**GIVEN ENTRIES**
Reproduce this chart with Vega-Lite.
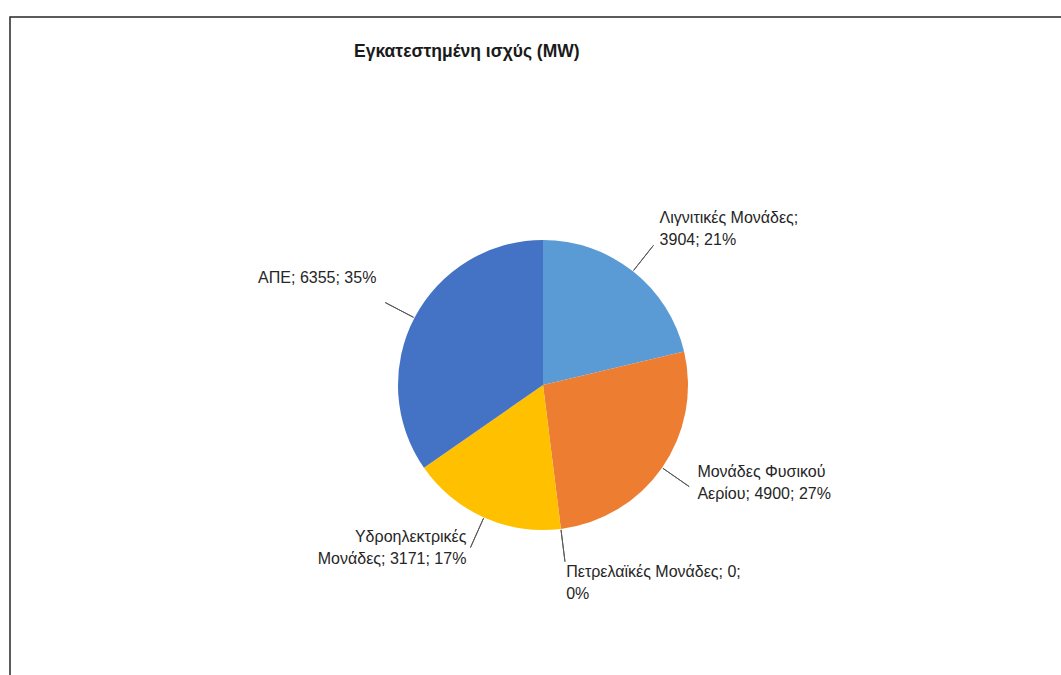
{
  "$schema": "https://vega.github.io/schema/vega-lite/v6.json",
  "width": 1066,
  "height": 736,
  "autosize": {"type": "none"},
  "padding": {"left": 10, "top": 17, "right": 0, "bottom": 0},
  "background": "white",
  "view": {"stroke": "#262626", "strokeWidth": 1.5, "fill": "white"},
  "config": {
    "view": {"stroke": "#262626", "strokeWidth": 1.5},
    "font": "Liberation Sans"
  },
  "title": {
    "text": "Εγκατεστημένη ισχύς (MW)",
    "anchor": "start",
    "frame": "group",
    "orient": "top",
    "offset": 0,
    "dx": 344,
    "dy": 57,
    "baseline": "alphabetic",
    "font": "Liberation Sans",
    "fontSize": 17.5,
    "fontWeight": "bold",
    "color": "#1a1a1a"
  },
  "data": {
    "values": [
      {"ord": 1, "category": "Λιγνιτικές Μονάδες", "value": 3904, "label": ["Λιγνιτικές Μονάδες;", "3904; 21%"]},
      {"ord": 2, "category": "Μονάδες Φυσικού Αερίου", "value": 4900, "label": ["Μονάδες Φυσικού", "Αερίου; 4900; 27%"]},
      {"ord": 3, "category": "Πετρελαϊκές Μονάδες", "value": 0, "label": ["Πετρελαϊκές Μονάδες; 0;", "0%"]},
      {"ord": 4, "category": "Υδροηλεκτρικές Μονάδες", "value": 3171, "label": ["Υδροηλεκτρικές", "Μονάδες; 3171; 17%"]},
      {"ord": 5, "category": "ΑΠΕ", "value": 6355, "label": ["ΑΠΕ; 6355; 35%"]}
    ]
  },
  "layer": [
    {
      "mark": {"type": "arc", "outerRadius": 145},
      "encoding": {
        "theta": {"field": "value", "type": "quantitative", "stack": true},
        "order": {"field": "ord", "type": "quantitative"},
        "color": {
          "field": "category",
          "type": "nominal",
          "legend": null,
          "scale": {
            "domain": ["Λιγνιτικές Μονάδες", "Μονάδες Φυσικού Αερίου", "Πετρελαϊκές Μονάδες", "Υδροηλεκτρικές Μονάδες", "ΑΠΕ"],
            "range": ["#5B9BD5", "#ED7D31", "#A5A5A5", "#FFC000", "#4472C4"]
          }
        }
      }
    },
    {
      "transform": [
        {"joinaggregate": [{"op": "sum", "field": "value", "as": "total"}]},
        {"stack": "value", "groupby": [], "sort": [{"field": "ord"}], "as": ["v0", "v1"]}
      ],
      "mark": {
        "type": "arc",
        "outerRadius": 178,
        "innerRadius": 146,
        "theta": {"expr": "PI*(datum.v0+datum.v1)/datum.total"},
        "theta2": {"expr": "PI*(datum.v0+datum.v1)/datum.total"},
        "fill": null,
        "stroke": "#595959",
        "strokeWidth": 1
      },
      "encoding": {}
    },
    {
      "transform": [
        {"joinaggregate": [{"op": "sum", "field": "value", "as": "total"}]},
        {"stack": "value", "groupby": [], "sort": [{"field": "ord"}], "as": ["v0", "v1"]}
      ],
      "mark": {
        "type": "text",
        "radius": 188,
        "dy": {"expr": "abs((datum.v0+datum.v1)/(2*datum.total) - 0.5) < 0.05 ? -8 : -20"},
        "fontSize": 16,
        "lineHeight": 22,
        "color": "#262626",
        "align": {"expr": "(datum.v0+datum.v1)/(2*datum.total) < 0.55 ? 'left' : 'right'"},
        "baseline": {"expr": "abs((datum.v0+datum.v1)/(2*datum.total) - 0.5) < 0.05 ? 'top' : 'middle'"}
      },
      "encoding": {
        "theta": {"field": "value", "type": "quantitative", "stack": true},
        "order": {"field": "ord", "type": "quantitative"},
        "text": {"field": "label"}
      }
    }
  ]
}
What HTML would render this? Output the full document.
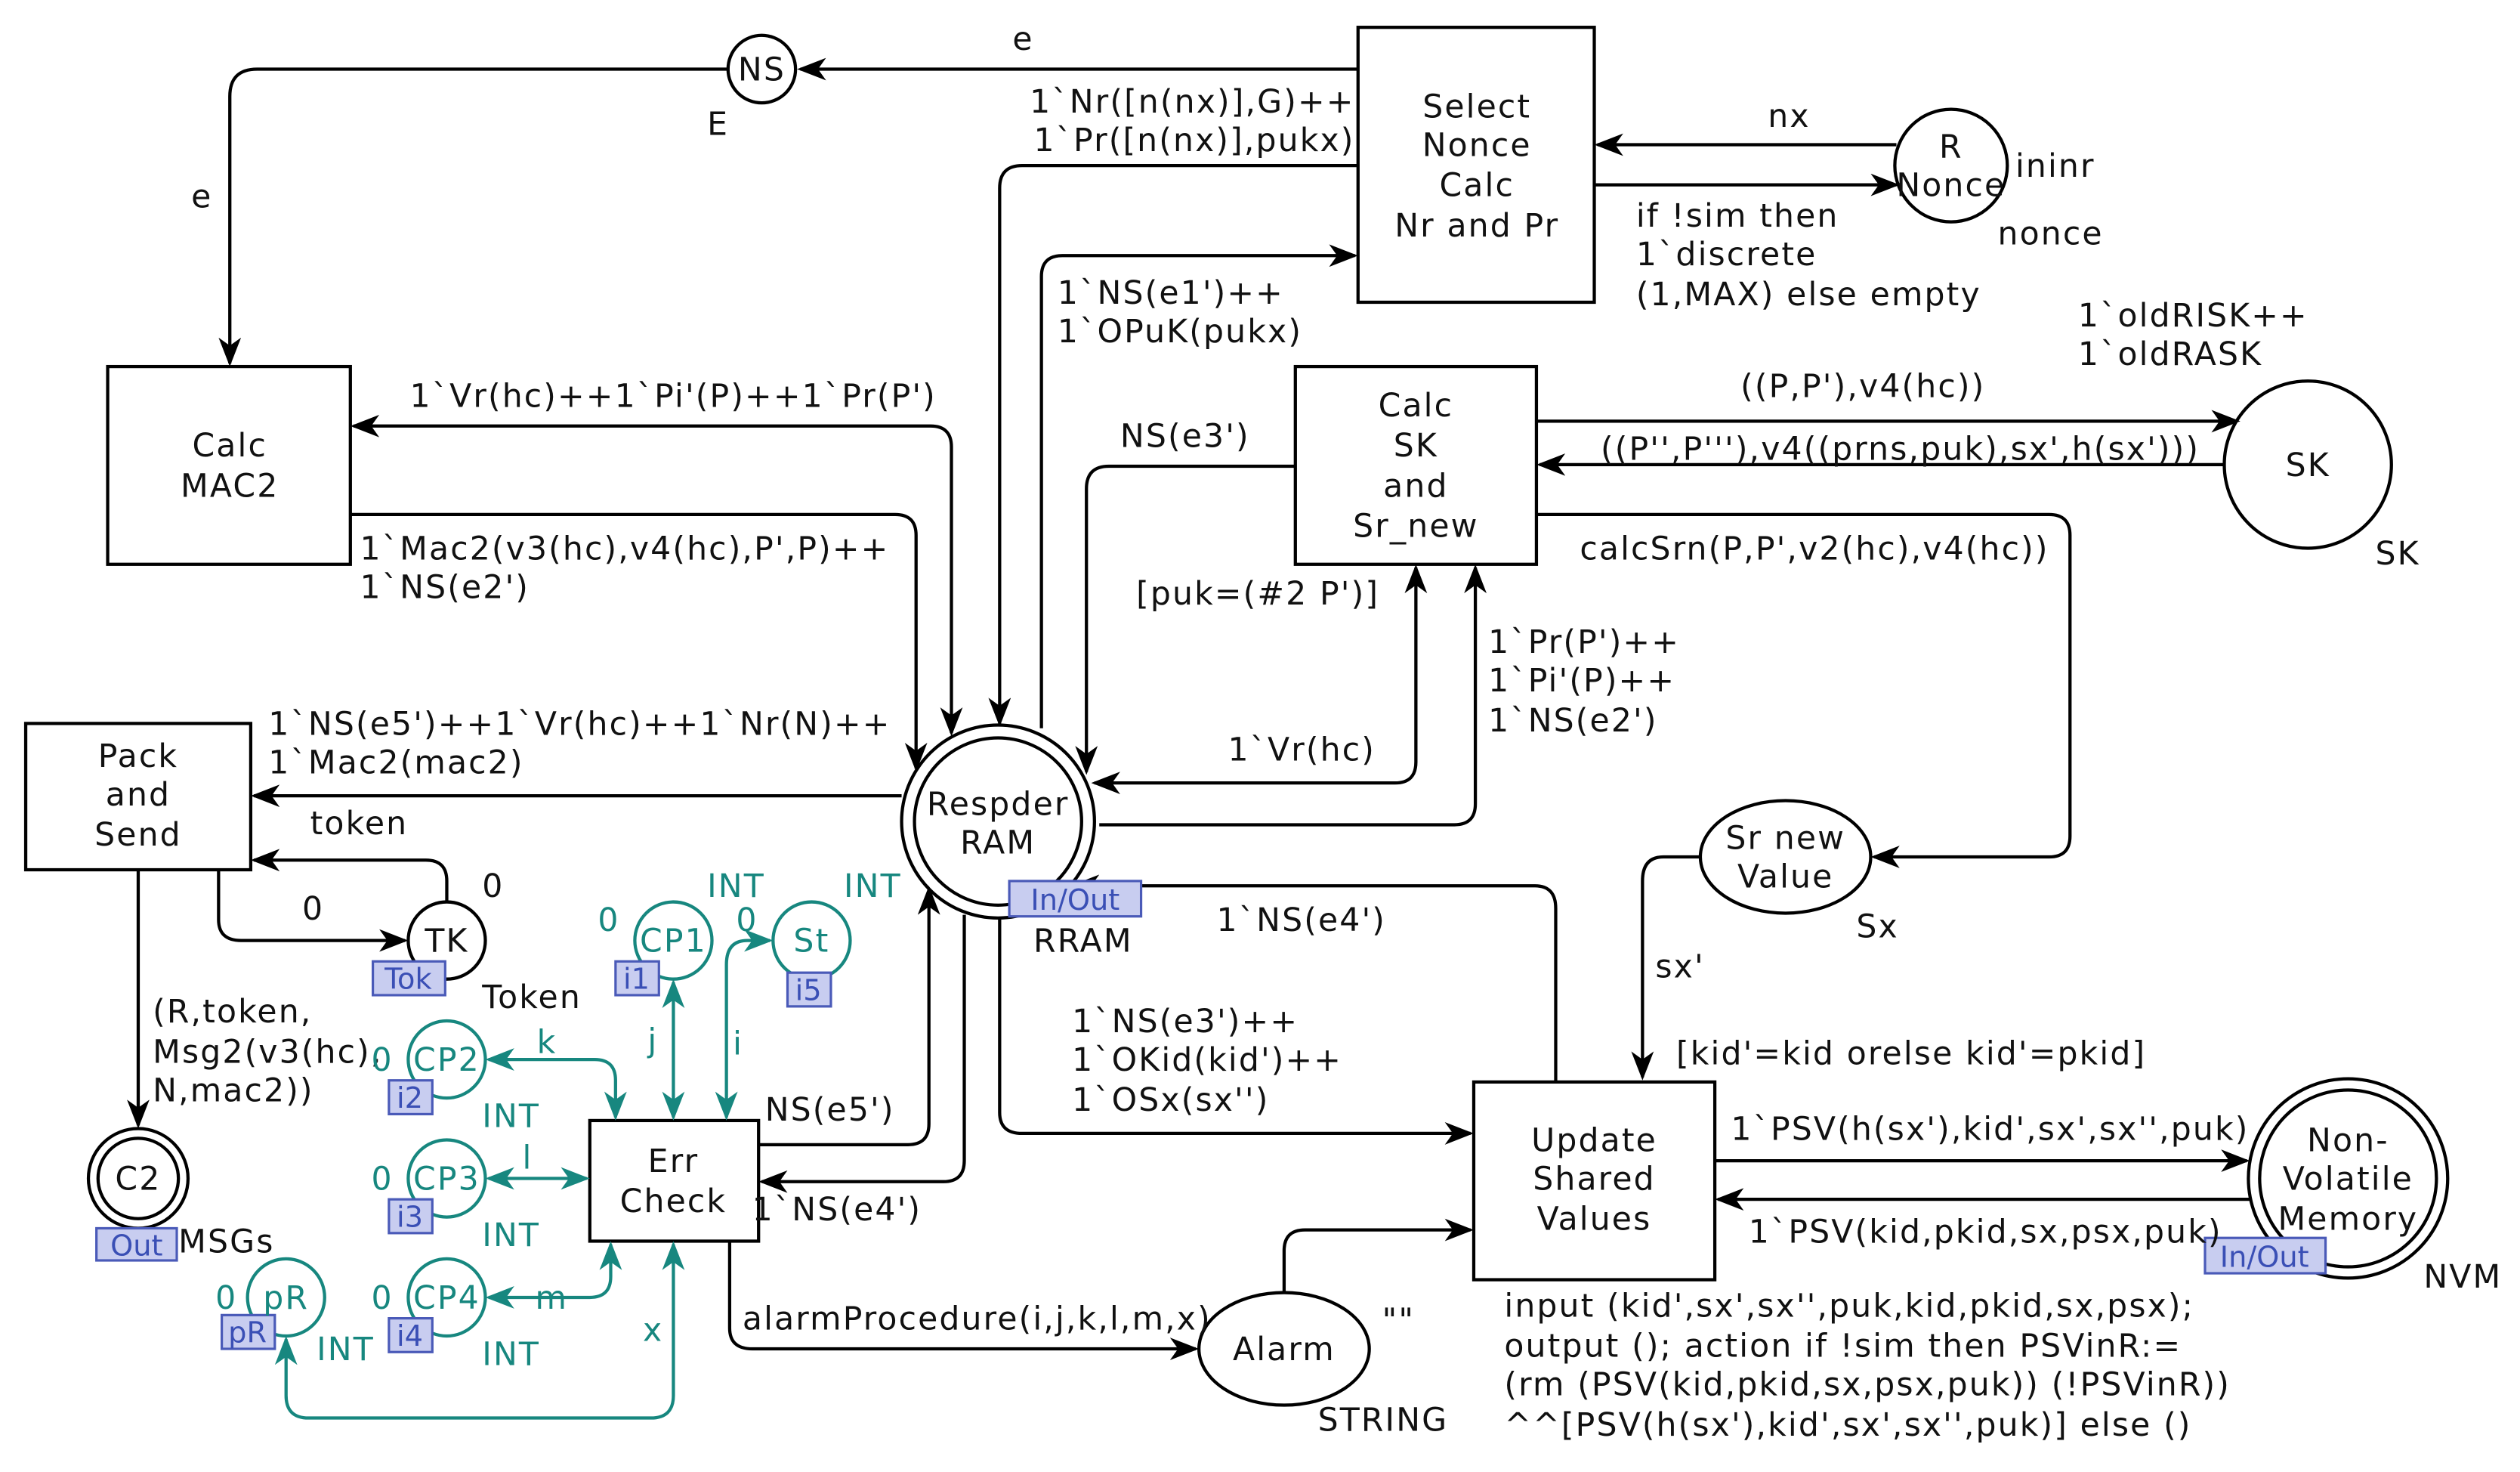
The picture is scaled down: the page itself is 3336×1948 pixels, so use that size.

**GOAL OF THE EXERCISE**
Reproduce the records, all of them, word for word; omit the pictures.

**TASK SOLUTION**
Reproduce this chart with Vega-Lite.
{
  "$schema": "https://vega.github.io/schema/vega-lite/v6.json",
  "width": 1066,
  "height": 736,
  "autosize": {"type": "none"},
  "padding": {"left": 10, "top": 17, "right": 0, "bottom": 0},
  "background": "white",
  "view": {"stroke": "#262626", "strokeWidth": 1.5, "fill": "white"},
  "config": {
    "view": {"stroke": "#262626", "strokeWidth": 1.5},
    "font": "Liberation Sans"
  },
  "title": {
    "text": "Εγκατεστημένη ισχύς (MW)",
    "anchor": "start",
    "frame": "group",
    "orient": "top",
    "offset": 0,
    "dx": 344,
    "dy": 57,
    "baseline": "alphabetic",
    "font": "Liberation Sans",
    "fontSize": 17.5,
    "fontWeight": "bold",
    "color": "#1a1a1a"
  },
  "data": {
    "values": [
      {"ord": 1, "category": "Λιγνιτικές Μονάδες", "value": 3904, "label": ["Λιγνιτικές Μονάδες;", "3904; 21%"]},
      {"ord": 2, "category": "Μονάδες Φυσικού Αερίου", "value": 4900, "label": ["Μονάδες Φυσικού", "Αερίου; 4900; 27%"]},
      {"ord": 3, "category": "Πετρελαϊκές Μονάδες", "value": 0, "label": ["Πετρελαϊκές Μονάδες; 0;", "0%"]},
      {"ord": 4, "category": "Υδροηλεκτρικές Μονάδες", "value": 3171, "label": ["Υδροηλεκτρικές", "Μονάδες; 3171; 17%"]},
      {"ord": 5, "category": "ΑΠΕ", "value": 6355, "label": ["ΑΠΕ; 6355; 35%"]}
    ]
  },
  "layer": [
    {
      "mark": {"type": "arc", "outerRadius": 145},
      "encoding": {
        "theta": {"field": "value", "type": "quantitative", "stack": true},
        "order": {"field": "ord", "type": "quantitative"},
        "color": {
          "field": "category",
          "type": "nominal",
          "legend": null,
          "scale": {
            "domain": ["Λιγνιτικές Μονάδες", "Μονάδες Φυσικού Αερίου", "Πετρελαϊκές Μονάδες", "Υδροηλεκτρικές Μονάδες", "ΑΠΕ"],
            "range": ["#5B9BD5", "#ED7D31", "#A5A5A5", "#FFC000", "#4472C4"]
          }
        }
      }
    },
    {
      "transform": [
        {"joinaggregate": [{"op": "sum", "field": "value", "as": "total"}]},
        {"stack": "value", "groupby": [], "sort": [{"field": "ord"}], "as": ["v0", "v1"]}
      ],
      "mark": {
        "type": "arc",
        "outerRadius": 178,
        "innerRadius": 146,
        "theta": {"expr": "PI*(datum.v0+datum.v1)/datum.total"},
        "theta2": {"expr": "PI*(datum.v0+datum.v1)/datum.total"},
        "fill": null,
        "stroke": "#595959",
        "strokeWidth": 1
      },
      "encoding": {}
    },
    {
      "transform": [
        {"joinaggregate": [{"op": "sum", "field": "value", "as": "total"}]},
        {"stack": "value", "groupby": [], "sort": [{"field": "ord"}], "as": ["v0", "v1"]}
      ],
      "mark": {
        "type": "text",
        "radius": 188,
        "dy": {"expr": "abs((datum.v0+datum.v1)/(2*datum.total) - 0.5) < 0.05 ? -8 : -20"},
        "fontSize": 16,
        "lineHeight": 22,
        "color": "#262626",
        "align": {"expr": "(datum.v0+datum.v1)/(2*datum.total) < 0.55 ? 'left' : 'right'"},
        "baseline": {"expr": "abs((datum.v0+datum.v1)/(2*datum.total) - 0.5) < 0.05 ? 'top' : 'middle'"}
      },
      "encoding": {
        "theta": {"field": "value", "type": "quantitative", "stack": true},
        "order": {"field": "ord", "type": "quantitative"},
        "text": {"field": "label"}
      }
    }
  ]
}
What HTML would render this? Output the full document.
The picture is scaled down: the page itself is 3336×1948 pixels, so use that size.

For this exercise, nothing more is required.